Please print exactly the lines below, from the start of the material up to and including the line with "const seriesNames = ['all', 'each'];", but none of the pictures.

========

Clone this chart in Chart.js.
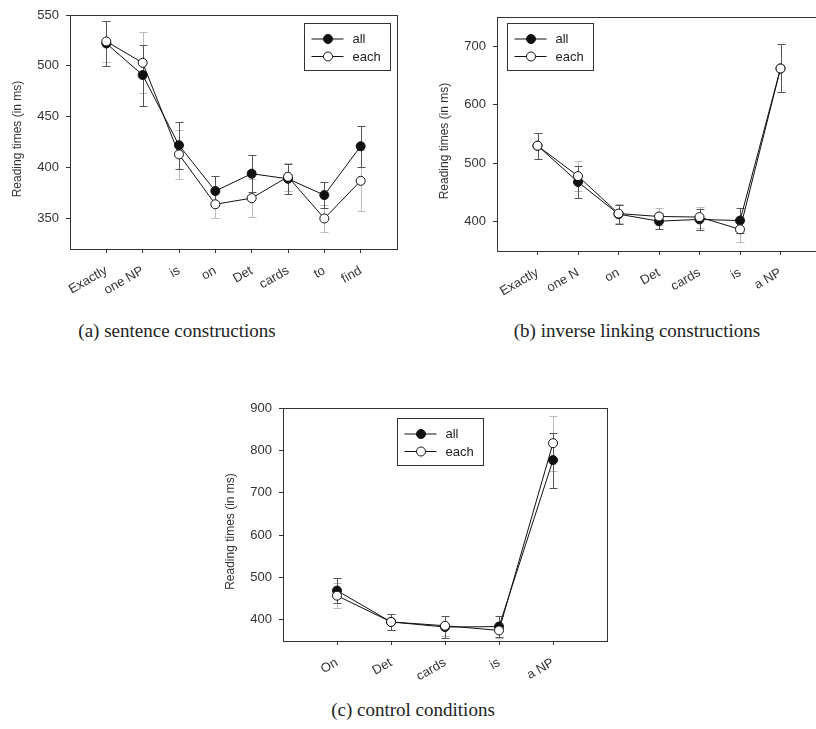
<!DOCTYPE html>
<html><head><meta charset="utf-8">
<script src="https://cdn.jsdelivr.net/npm/chart.js@4.4.0/dist/chart.umd.min.js"></script>
<style>
html,body{margin:0;padding:0;width:816px;height:729px;overflow:hidden;background:#fff;}
.wrap{position:absolute;}
.cap{position:absolute;font-family:'Liberation Serif','Times New Roman',serif;font-size:19px;color:#222;white-space:nowrap;transform:translateX(-50%);line-height:1;}
</style></head><body>
<div class="wrap" style="left:0;top:0"><canvas id="ca" width="420" height="305"></canvas></div>
<div class="wrap" style="left:420px;top:0"><canvas id="cb" width="420" height="305"></canvas></div>
<div class="wrap" style="left:200px;top:380px"><canvas id="cc" width="420" height="310"></canvas></div>
<div class="cap" style="left:177px;top:321px">(a) sentence constructions</div>
<div class="cap" style="left:637px;top:321px">(b) inverse linking constructions</div>
<div class="cap" style="left:413px;top:700px">(c) control conditions</div>
<script>
// ---- data ----
const yTitle = 'Reading times (in ms)';
const seriesNames = ['all', 'each'];

const catsA = ['Exactly', 'one NP', 'is', 'on', 'Det', 'cards', 'to', 'find'];
const allA = [522, 491, 422, 377, 394, 389, 373, 421];
const allErrA = [22, 30, 23, 15, 18, 15, 13, 20];
const eachA = [524, 503, 413, 364, 370, 391, 350, 387];
const eachErrA = [20, 30, 24, 14, 19, 14, 13, 30];
const ticksA = [350, 400, 450, 500, 550];

const catsB = ['Exactly', 'one N', 'on', 'Det', 'cards', 'is', 'a NP'];
const allB = [530, 468, 413, 401, 404, 402, 662];
const allErrB = [22, 27, 16, 14, 18, 21, 41];
const eachB = [530, 478, 414, 409, 408, 387, 662];
const eachErrB = [22, 26, 16, 14, 18, 21, 41];
const ticksB = [400, 500, 600, 700];

const catsC = ['On', 'Det', 'cards', 'is', 'a NP'];
const allC = [469, 395, 383, 384, 777];
const allErrC = [29, 18, 25, 24, 65];
const eachC = [457, 395, 386, 375, 817];
const eachErrC = [29, 18, 24, 18, 65];
const ticksC = [400, 500, 600, 700, 800, 900];

Chart.defaults.font.family = "'Liberation Sans', Arial, sans-serif";
Chart.defaults.color = '#333';

const decor = {
  id: 'decor',
  beforeDatasetsDraw(chart, args, opts) {
    const {ctx, scales: {x, y}} = chart;
    ctx.save();
    ctx.lineWidth = 1;
    opts.errs.forEach(e => {
      ctx.strokeStyle = e.color;
      e.vals.forEach((v, i) => {
        const px = Math.round(x.getPixelForValue(i + 1)) + 0.5;
        const y1 = Math.round(y.getPixelForValue(v + e.errs[i])) + 0.5;
        const y2 = Math.round(y.getPixelForValue(v - e.errs[i])) + 0.5;
        ctx.beginPath();
        ctx.moveTo(px, y1); ctx.lineTo(px, y2);
        ctx.moveTo(px - 4, y1); ctx.lineTo(px + 4, y1);
        ctx.moveTo(px - 4, y2); ctx.lineTo(px + 4, y2);
        ctx.stroke();
      });
    });
    ctx.restore();
  },
  afterDraw(chart, args, opts) {
    const {ctx, chartArea: a} = chart;
    ctx.save();
    ctx.strokeStyle = '#333';
    ctx.lineWidth = 1;
    ctx.strokeRect(Math.round(a.left) + 0.5, Math.round(a.top) + 0.5,
      Math.round(a.right - a.left), Math.round(a.bottom - a.top));
    ctx.fillStyle = '#333';
    ctx.font = "12px 'Liberation Sans', Arial, sans-serif";
    ctx.textAlign = 'center';
    ctx.textBaseline = 'middle';
    ctx.translate(a.left - 52, (a.top + a.bottom) / 2 + 7);
    ctx.rotate(-Math.PI / 2);
    ctx.fillText(yTitle, 0, 0);
    ctx.restore();
    const L = opts.legend;
    const bx = Math.round(a.left + L.dx) + 0.5, by = Math.round(a.top + L.dy) + 0.5;
    ctx.save();
    ctx.strokeStyle = '#333';
    ctx.lineWidth = 1;
    ctx.strokeRect(bx, by, 86, 47);
    ctx.font = "13px 'Liberation Sans', Arial, sans-serif";
    ctx.textBaseline = 'middle';
    ctx.textAlign = 'left';
    const ds = chart.data.datasets;
    [0, 1].forEach(r => {
      const d = ds[r];
      const yy = by + 15.5 + r * 17.5;
      ctx.strokeStyle = '#111';
      ctx.beginPath(); ctx.moveTo(bx + 7, yy); ctx.lineTo(bx + 39, yy); ctx.stroke();
      ctx.beginPath(); ctx.arc(bx + 23.5, yy, 4.5, 0, Math.PI * 2);
      ctx.fillStyle = d.pointBackgroundColor; ctx.fill(); ctx.stroke();
      ctx.fillStyle = '#222';
      ctx.fillText(d.label, bx + 48, yy + 0.5);
    });
    ctx.restore();
  }
};

function build(id, cats, all, allErr, each, eachErr, yMin, yMax, yTicks, lay) {
  const toPts = arr => arr.map((v, i) => ({x: i + 1, y: v}));
  new Chart(document.getElementById(id), {
    type: 'line',
    data: {
      datasets: [
        {label: seriesNames[0], data: toPts(all), borderColor: '#111', borderWidth: 1,
          pointRadius: 4.5, pointBorderWidth: 1, pointBackgroundColor: '#111', pointBorderColor: '#111',
          tension: 0, order: 2},
        {label: seriesNames[1], data: toPts(each), borderColor: '#111', borderWidth: 1,
          pointRadius: 4.5, pointBorderWidth: 1, pointBackgroundColor: '#fff', pointBorderColor: '#111',
          tension: 0, order: 1}
      ]
    },
    options: {
      responsive: false,
      animation: false,
      events: [],
      layout: {padding: {top: lay.padTop, right: lay.padRight, left: 0, bottom: 0}},
      plugins: {
        legend: {display: false},
        tooltip: {enabled: false},
        decor: {
          errs: [
            {vals: each, errs: eachErr, color: '#bdbdbd'},
            {vals: all, errs: allErr, color: '#555'}
          ],
          legend: lay.legend
        }
      },
      scales: {
        x: {
          type: 'linear', min: 0, max: cats.length + 1,
          afterBuildTicks: s => { s.ticks = cats.map((c, i) => ({value: i + 1})); },
          afterFit: s => { s.height = lay.xHeight; },
          ticks: {
            autoSkip: false, minRotation: 30, maxRotation: 30, padding: 10,
            font: {size: 13}, color: '#333',
            callback: v => cats[v - 1]
          },
          grid: {drawOnChartArea: false, tickLength: 4, color: '#333'},
          border: {display: true, color: '#333'}
        },
        y: {
          type: 'linear', min: yMin, max: yMax,
          afterBuildTicks: s => { s.ticks = yTicks.map(v => ({value: v})); },
          afterFit: s => { s.width = lay.yWidth; },
          ticks: {font: {size: 13}, color: '#333', padding: 7},
          grid: {drawOnChartArea: false, tickLength: 4, color: '#333'},
          border: {display: true, color: '#333'}
        }
      }
    },
    plugins: [decor]
  });
}

build('ca', catsA, allA, allErrA, eachA, eachErrA, 320, 550, ticksA,
  {padTop: 15, padRight: 23, yWidth: 70, xHeight: 56, legend: {dx: 234, dy: 8}});
build('cb', catsB, allB, allErrB, eachB, eachErrB, 350, 750, ticksB,
  {padTop: 17, padRight: 19, yWidth: 77, xHeight: 54, legend: {dx: 10, dy: 6}});
build('cc', catsC, allC, allErrC, eachC, eachErrC, 350, 900, ticksC,
  {padTop: 28, padRight: 13, yWidth: 83, xHeight: 49, legend: {dx: 114, dy: 10}});
</script>
</body></html>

========

▶ **TASK RESPONSE**
Clone this chart in Chart.js.
<!DOCTYPE html>
<html><head><meta charset="utf-8">
<script src="https://cdn.jsdelivr.net/npm/chart.js@4.4.0/dist/chart.umd.min.js"></script>
<style>
html,body{margin:0;padding:0;width:816px;height:729px;overflow:hidden;background:#fff;}
.wrap{position:absolute;}
.cap{position:absolute;font-family:'Liberation Serif','Times New Roman',serif;font-size:19px;color:#222;white-space:nowrap;transform:translateX(-50%);line-height:1;}
</style></head><body>
<div class="wrap" style="left:0;top:0"><canvas id="ca" width="420" height="305"></canvas></div>
<div class="wrap" style="left:420px;top:0"><canvas id="cb" width="420" height="305"></canvas></div>
<div class="wrap" style="left:200px;top:380px"><canvas id="cc" width="420" height="310"></canvas></div>
<div class="cap" style="left:177px;top:321px">(a) sentence constructions</div>
<div class="cap" style="left:637px;top:321px">(b) inverse linking constructions</div>
<div class="cap" style="left:413px;top:700px">(c) control conditions</div>
<script>
// ---- data ----
const yTitle = 'Reading times (in ms)';
const seriesNames = ['all', 'each'];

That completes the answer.